NMR spectra have great power in describing macromolecules at the atomic level when collected in 2, 3 or even 4 dimensions. Each dimension represents a different kind of information (say, nucleus type, location in a repeating unit of the polymer, distance from another nucleus) – so multiple-dimension spectra are data-heavy but help isolate specific atomic groups really well. The information in each dimension is actually frequency information – it is the frequency of each atom in the molecule. The down-side is these spectra take a long time to acquire. In fact, to acquire 3 and 4 dimensional data, experiments are usually shortened by not acquiring an ideal number of samples. That is, most of the dimensions are truncated in time which leads to poor frequency discrimination in that dimension.
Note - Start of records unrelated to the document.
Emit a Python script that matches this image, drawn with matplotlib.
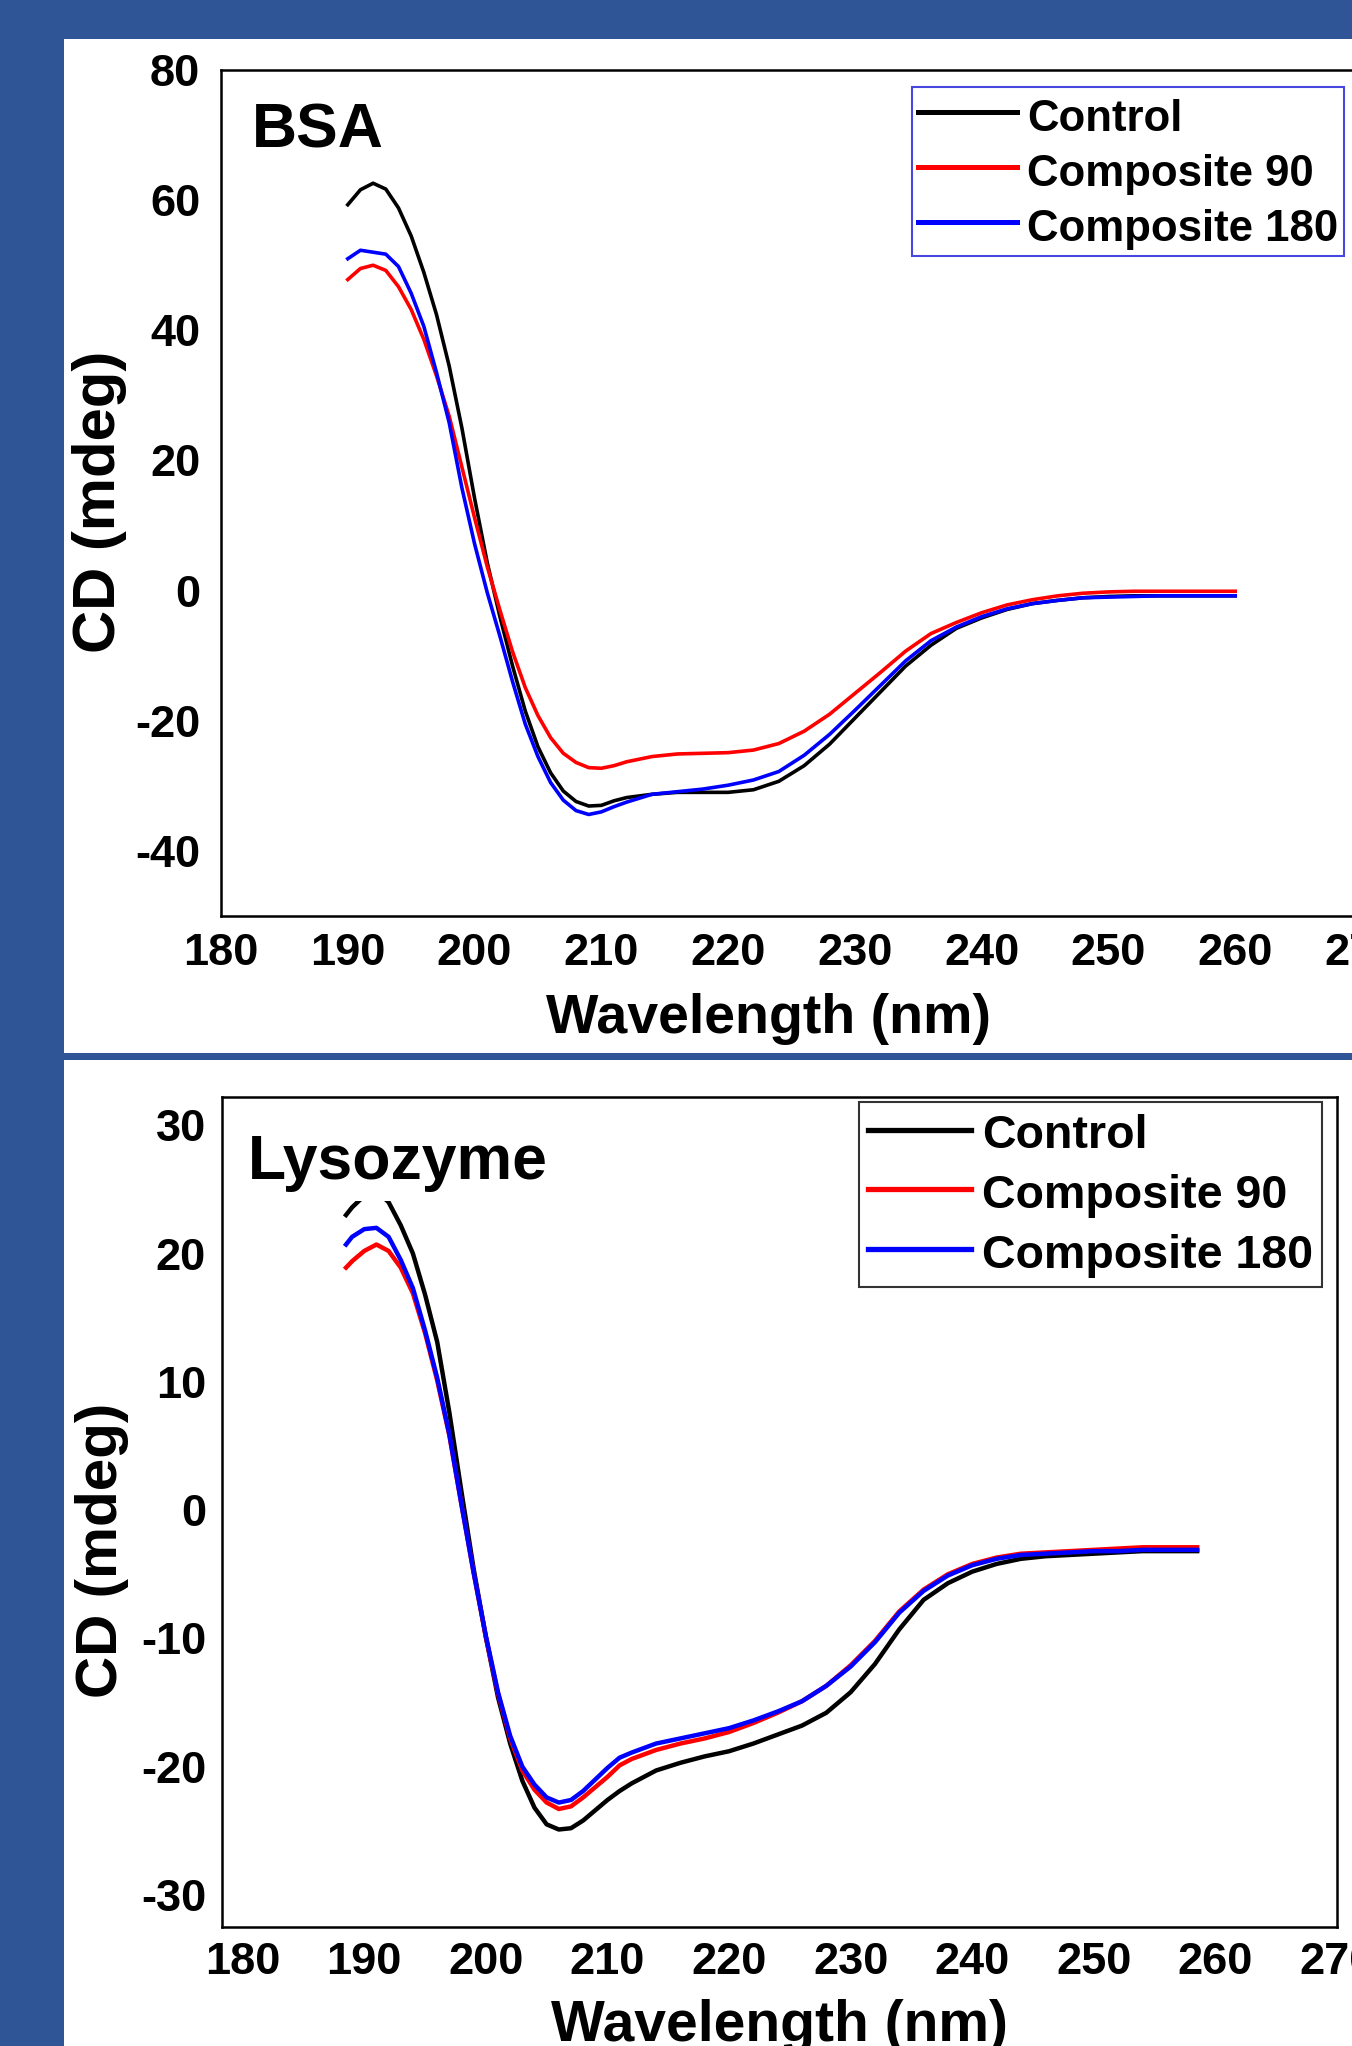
import numpy as np
import matplotlib
matplotlib.use('Agg')
import matplotlib.pyplot as plt
from matplotlib.patches import Rectangle

plt.rcParams['font.family'] = ['Liberation Sans', 'DejaVu Sans']
plt.rcParams['font.weight'] = 'bold'
plt.rcParams['axes.unicode_minus'] = False

# ---- Dados: BSA ----
bsa_wl = [190, 191, 192, 193, 194, 195, 196, 197, 198, 199, 200, 201, 202, 203, 204, 205,
          206, 207, 208, 209, 210, 211, 212, 214, 216, 218, 220, 222, 224, 226, 228, 230,
          232, 234, 236, 238, 240, 242, 244, 246, 248, 250, 252, 254, 256, 258, 260]
bsa_control = [59.3, 61.6, 62.6, 61.7, 58.8, 54.5, 48.9, 42.4, 34.5, 25.0, 14.2, 4.3, -4.0,
               -11.6, -18.5, -24.0, -28.0, -30.8, -32.4, -33.1, -33.0, -32.3, -31.8, -31.3,
               -31.0, -31.0, -31.0, -30.6, -29.3, -26.9, -23.6, -19.6, -15.6, -11.6, -8.4,
               -5.8, -4.2, -2.9, -2.0, -1.5, -1.1, -0.9, -0.8, -0.8, -0.8, -0.8, -0.8]
bsa_comp90 = [47.8, 49.5, 50.0, 49.2, 46.7, 43.2, 38.6, 33.0, 26.8, 19.0, 11.2, 3.7, -3.0,
              -9.4, -14.9, -19.2, -22.6, -25.0, -26.4, -27.2, -27.3, -26.9, -26.3, -25.5,
              -25.1, -25.0, -24.9, -24.5, -23.5, -21.6, -19.0, -15.8, -12.6, -9.3, -6.6,
              -4.9, -3.4, -2.2, -1.4, -0.8, -0.4, -0.2, -0.1, -0.1, -0.1, -0.1, -0.1]
bsa_comp180 = [51.0, 52.3, 52.0, 51.7, 49.8, 45.7, 40.6, 33.5, 25.8, 15.8, 7.2, -0.3, -7.0,
               -14.0, -20.5, -25.5, -29.5, -32.2, -33.8, -34.4, -34.0, -33.2, -32.5, -31.3,
               -30.9, -30.5, -29.9, -29.1, -27.8, -25.3, -22.1, -18.4, -14.6, -10.8, -7.7,
               -5.6, -4.0, -2.8, -2.0, -1.5, -1.1, -1.0, -0.9, -0.8, -0.8, -0.8, -0.8]

# ---- Dados: Lisozima ----
lys_wl = [188.5, 189, 190, 191, 192, 193, 194, 195, 196, 197, 198, 199, 200, 201, 202, 203,
          204, 205, 206, 207, 208, 209, 210, 211, 212, 214, 216, 218, 220, 222, 224, 226,
          228, 230, 232, 234, 236, 238, 240, 242, 244, 246, 248, 250, 252, 254, 256, 258.5]
lys_control = [23.0, 23.6, 24.5, 24.9, 24.0, 22.2, 20.0, 16.8, 13.1, 7.6, 1.4, -4.6, -9.9,
               -14.6, -18.2, -21.1, -23.2, -24.5, -24.9, -24.8, -24.2, -23.4, -22.6, -21.9,
               -21.3, -20.3, -19.7, -19.2, -18.8, -18.2, -17.5, -16.8, -15.8, -14.2, -12.0,
               -9.3, -7.0, -5.7, -4.8, -4.2, -3.8, -3.6, -3.5, -3.4, -3.3, -3.2, -3.2, -3.2]
lys_comp90 = [18.9, 19.4, 20.2, 20.7, 20.2, 18.9, 16.9, 13.8, 10.1, 5.8, 0.4, -4.9, -9.9,
              -14.3, -17.8, -20.3, -21.8, -22.8, -23.3, -23.1, -22.4, -21.6, -20.8, -19.9,
              -19.4, -18.7, -18.2, -17.8, -17.3, -16.6, -15.8, -14.9, -13.7, -12.1, -10.2,
              -7.9, -6.2, -5.0, -4.2, -3.7, -3.4, -3.3, -3.2, -3.1, -3.0, -2.9, -2.9, -2.9]
lys_comp180 = [20.7, 21.3, 21.9, 22.0, 21.3, 19.5, 17.3, 14.0, 10.3, 5.9, 0.4, -4.9, -9.8,
               -14.2, -17.6, -20.0, -21.4, -22.4, -22.8, -22.6, -21.9, -21.0, -20.1, -19.3,
               -18.9, -18.2, -17.8, -17.4, -17.0, -16.4, -15.7, -14.9, -13.7, -12.2, -10.3,
               -8.0, -6.3, -5.1, -4.3, -3.8, -3.5, -3.4, -3.3, -3.2, -3.2, -3.1, -3.1, -3.1]

nomes = ['Control', 'Composite 90', 'Composite 180']
cores = ['black', 'red', 'blue']

W, H = 1352, 2046
fundo = '#2F5597'

fig = plt.figure(figsize=(W / 100, H / 100), dpi=100, facecolor=fundo)

# paineis brancos
fig.add_artist(Rectangle((64 / W, 1 - 1053 / H), (W - 64) / W, (1053 - 39) / H,
                         transform=fig.transFigure, facecolor='white', edgecolor='none', zorder=-1))
fig.add_artist(Rectangle((64 / W, 0), (W - 64) / W, (2046 - 1060) / H,
                         transform=fig.transFigure, facecolor='white', edgecolor='none', zorder=-1))

ax1 = fig.add_axes([221 / W, 1 - 916 / H, 1141 / W, 846 / H])
ax2 = fig.add_axes([222 / W, 1 - 1927 / H, 1115 / W, 830 / H])

# Grafico 1: BSA
for y, nome, cor in zip([bsa_control, bsa_comp90, bsa_comp180], nomes, cores):
    ax1.plot(bsa_wl, y, color=cor, lw=2.6, label=nome)
ax1.set_xlim(180, 270)
ax1.set_ylim(-50, 80)
ax1.set_xticks(np.arange(180, 271, 10))
ax1.set_yticks(np.arange(-40, 81, 20))
ax1.tick_params(axis='x', length=0, pad=12.5, labelsize=32.5)
ax1.tick_params(axis='y', length=0, pad=15, labelsize=32.5)
ax1.set_xlabel('Wavelength (nm)', fontsize=40, fontweight='bold')
ax1.xaxis.set_label_coords(0.48, -0.091)
ax1.set_ylabel('CD (mdeg)', fontsize=43, fontweight='bold')
ax1.yaxis.set_label_coords(-0.082, 0.49)
ax1.text(252 / W, 1 - 148 / H, 'BSA', transform=fig.transFigure, fontsize=45,
         fontweight='bold', va='baseline')
leg1 = ax1.legend(loc='upper left', bbox_to_anchor=(912 / W, 1 - 87 / H),
                  bbox_transform=fig.transFigure, prop={'weight': 'bold', 'size': 31.5},
                  frameon=True, fancybox=False, edgecolor='#4848E0', framealpha=1,
                  borderpad=0.14, labelspacing=0.2, handlelength=2.25, handleheight=1.22,
                  handletextpad=0.24, borderaxespad=0)
leg1.get_frame().set_linewidth(1.5)
for ln in leg1.get_lines():
    ln.set_linewidth(3.6)

# Grafico 2: Lisozima
for y, nome, cor in zip([lys_control, lys_comp90, lys_comp180], nomes, cores):
    ax2.plot(lys_wl, y, color=cor, lw=3.2, label=nome)
ax2.set_xlim(178.3, 268.4)
ax2.set_ylim(-32.5, 32.2)
ax2.set_xticks(np.arange(180, 271, 10))
ax2.set_yticks(np.arange(-30, 31, 10))
ax2.tick_params(axis='x', length=0, pad=11, labelsize=32.5)
ax2.tick_params(axis='y', length=0, pad=11.5, labelsize=32.5)
ax2.set_xlabel('Wavelength (nm)', fontsize=41, fontweight='bold')
ax2.xaxis.set_label_coords(0.50, -0.087)
ax2.set_ylabel('CD (mdeg)', fontsize=42, fontweight='bold')
ax2.yaxis.set_label_coords(-0.083, 0.454)
ax2.text(248 / W, 1 - 1179 / H, 'Lysozyme', transform=fig.transFigure, fontsize=45,
         fontweight='bold', va='baseline',
         bbox=dict(boxstyle='square,pad=0.14', facecolor='white', edgecolor='none'))
leg2 = ax2.legend(loc='upper left', bbox_to_anchor=(859 / W, 1 - 1102 / H),
                  bbox_transform=fig.transFigure, prop={'weight': 'bold', 'size': 33.5},
                  frameon=True, fancybox=False, edgecolor='#333333', framealpha=1,
                  borderpad=0.2, labelspacing=0.28, handlelength=2.2, handleheight=1.0,
                  handletextpad=0.24, borderaxespad=0)
leg2.get_frame().set_linewidth(1.5)
for ln in leg2.get_lines():
    ln.set_linewidth(3.8)

for ax in (ax1, ax2):
    for s in ax.spines.values():
        s.set_linewidth(1.8)

fig.savefig('out.png', dpi=100, facecolor=fundo)
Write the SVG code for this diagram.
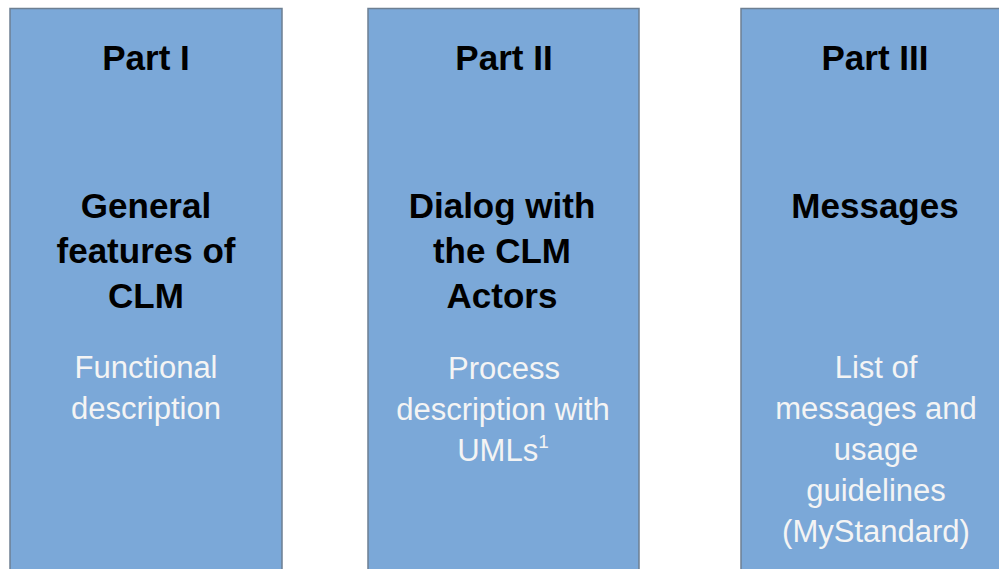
<svg xmlns="http://www.w3.org/2000/svg" width="999" height="569" viewBox="0 0 999 569">
<style>
.box{fill:#7ba8d8;stroke:#6d7f92;stroke-width:1.5}
.h{font-family:"Liberation Sans",Arial,sans-serif;font-weight:bold;font-size:35px;fill:#000;text-anchor:middle}
.b{font-family:"Liberation Sans",Arial,sans-serif;font-size:31px;fill:#f4f4f4;text-anchor:middle}
</style>
<rect width="999" height="569" fill="#fff"/>
<g id="part1">
<rect class="box" x="10" y="8.5" width="272" height="570"/>
<text class="h" x="146" y="70">Part I</text>
<text class="h" x="146" y="218">General</text>
<text class="h" x="146" y="263">features of</text>
<text class="h" x="146" y="308">CLM</text>
<text class="b" x="146" y="378">Functional</text>
<text class="b" x="146" y="419">description</text>
</g>
<g id="part2">
<rect class="box" x="368" y="8.5" width="271" height="570"/>
<text class="h" x="504" y="70">Part II</text>
<text class="h" x="502" y="218">Dialog with</text>
<text class="h" x="502" y="263">the CLM</text>
<text class="h" x="502" y="308">Actors</text>
<text class="b" x="504" y="379">Process</text>
<text class="b" x="503" y="420">description with</text>
<text class="b" x="503" y="461">UMLs<tspan font-size="19" dy="-13">1</tspan></text>
</g>
<g id="part3">
<rect class="box" x="741" y="8.5" width="272" height="570"/>
<text class="h" x="875" y="70">Part III</text>
<text class="h" x="875" y="218">Messages</text>
<text class="b" x="876" y="378">List of</text>
<text class="b" x="876" y="419">messages and</text>
<text class="b" x="876" y="460">usage</text>
<text class="b" x="876" y="501">guidelines</text>
<text class="b" x="876" y="542">(MyStandard)</text>
</g>
<g id="connectors"/>
</svg>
Now, each dimension beyond the first dimension is acquired slowly for a number of technical reasons I wont discuss here. However, lets say that in one of these dimensions we would ideally like to acquire N points, but we really only have time to acquire N/4 points. This means our frequency resolution will drop 4 times. For further technical reasons, our frequency resolution is not just a function of N but also a function of some time delays between the sampled points. These time delays (we call them evolution delays) are actually very fast, its just that the time between when we can collect these points is slow (blah blah blah – further technical reason). This means we don’t have to wait a long time to actually collect the Nth point above, it just takes a long time to get to N because we must collect 1, 2, 3… N-2, N-1, N points along the way. This is a window of opportunity here if we can actually skip points and quickly get to the Nth point and maintain the same high frequency resolution expected when collecting all N points.

This can be done and in NMR and is called non-uniform sampling. It is also a type of compressed sensing.

##### Compressed Sensing: Collecting some data and discarding most.

Several techniques have been developed to allow collection of data out to distance points without having to collect all the points in between. Programmatically it is fairly easy to get an NMR spectrometer to do this. The problem lies in processing the data into a spectrum that contains few, if any, significant artifacts. The regular FFT (Fast Fourier Transform), for example, can be used by simply setting the non-collected data points to zero. This however results in significant artifacts. The problem is how to reconstruct the missing data and minimize the artifacts. Compressed sensing (CS) is a theory that describes a way to do this. Originally CS was developed for image processing but it has successfully been applied to NMR data. Assuming signals are sparse (true for NMR data) and that noise is not significant (mostly true for NMR data), compressed sensing algorithms can reconstruct the skipped data.